The following scheme reduces the error significantly with the same number of random bits:

Algorithm

Choose two independent uniform random number [math]\displaystyle{ a }[/math] and [math]\displaystyle{ b }[/math] from [math]\displaystyle{ [p] }[/math]. Construct [math]\displaystyle{ t }[/math] random number [math]\displaystyle{ r_1,r_2,\ldots,r_t }[/math] by:

[math]\displaystyle{ \begin{align} \forall 1\le i\le t, &\quad \mbox{let }r_i = (a\cdot i+b)\bmod p. \end{align} }[/math]

Run [math]\displaystyle{ B(x,r_1,r_2,\ldots,r_t): }[/math].

Due to the discussion in the last section, we know that for [math]\displaystyle{ t\le p }[/math], [math]\displaystyle{ r_1,r_2,\ldots,r_t }[/math] are pairwise independent and uniform over [math]\displaystyle{ [p] }[/math]. Let [math]\displaystyle{ X_i=A(x,r_i) }[/math] and [math]\displaystyle{ X=\sum_{i=1}^tX_i }[/math]. Due to the uniformity of [math]\displaystyle{ r_i }[/math] and our definition of [math]\displaystyle{ A }[/math], for any [math]\displaystyle{ x }[/math] that [math]\displaystyle{ f(x)=1 }[/math], it holds that

[math]\displaystyle{ \Pr[X_i=1]=\Pr[A(x,r_i)=1]\ge\frac{1}{2}. }[/math]

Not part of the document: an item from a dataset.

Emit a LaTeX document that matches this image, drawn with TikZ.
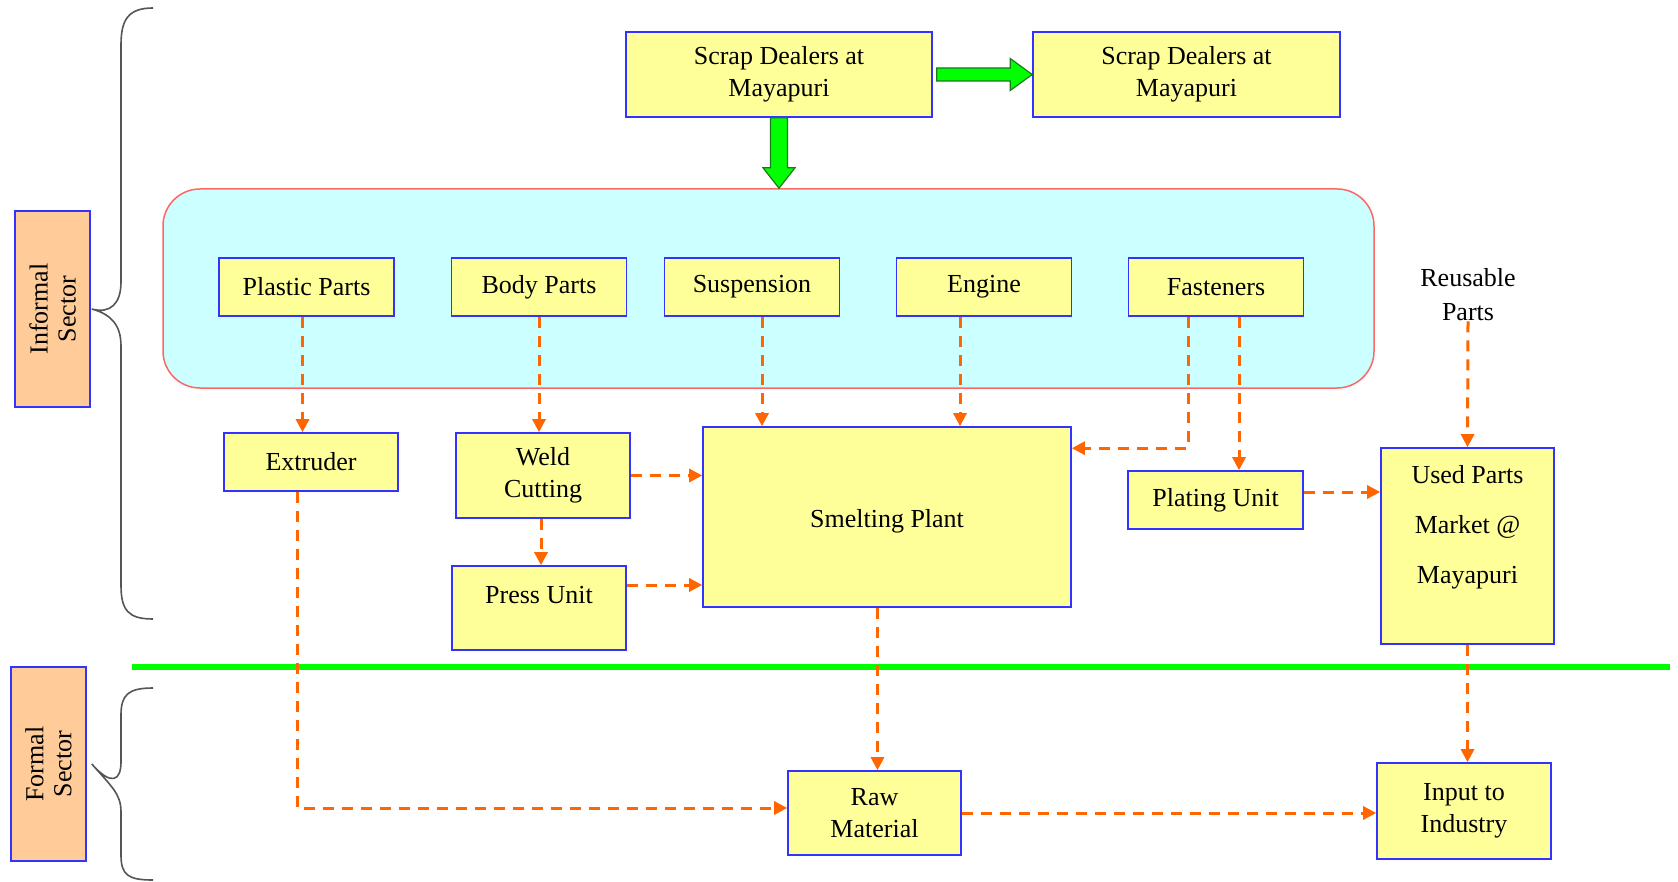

By the linearity of expectations,

[math]\displaystyle{ \mathbf{E}[X]=\sum_{i=1}^t\mathbf{E}[X_i]=\sum_{i=1}^t\Pr[X_i=1]\ge\frac{t}{2}. }[/math]

Since [math]\displaystyle{ X_i }[/math] is Bernoulli trial with a probability of success at least [math]\displaystyle{ p=1/2 }[/math]. We can estimate the variance of each [math]\displaystyle{ X_i }[/math] as follows.

[math]\displaystyle{ \mathbf{Var}[X_i]=p(1-p)\le\frac{1}{4}. }[/math]

Applying Chebyshev's inequality, we have that for any [math]\displaystyle{ x }[/math] that [math]\displaystyle{ f(x)=1 }[/math],

[math]\displaystyle{ \begin{align} \Pr\left[\bigvee_{i=1}^t A(x,r_i)=0\right] &= \Pr[X=0]\\ &\le \Pr[|X-\mathbf{E}[X]|\ge \mathbf{E}[X]]\\ &\le \Pr\left[|X-\mathbf{E}[X]|\ge \frac{t}{2}\right]\\ &\le \frac{4}{t^2}\sum_{i=1}^t\mathbf{Var}[X_i]\\ &\le \frac{1}{t}. \end{align} }[/math]

The error is reduced to [math]\displaystyle{ 1/t }[/math] with only two random numbers. This scheme works as long as [math]\displaystyle{ t\le p }[/math].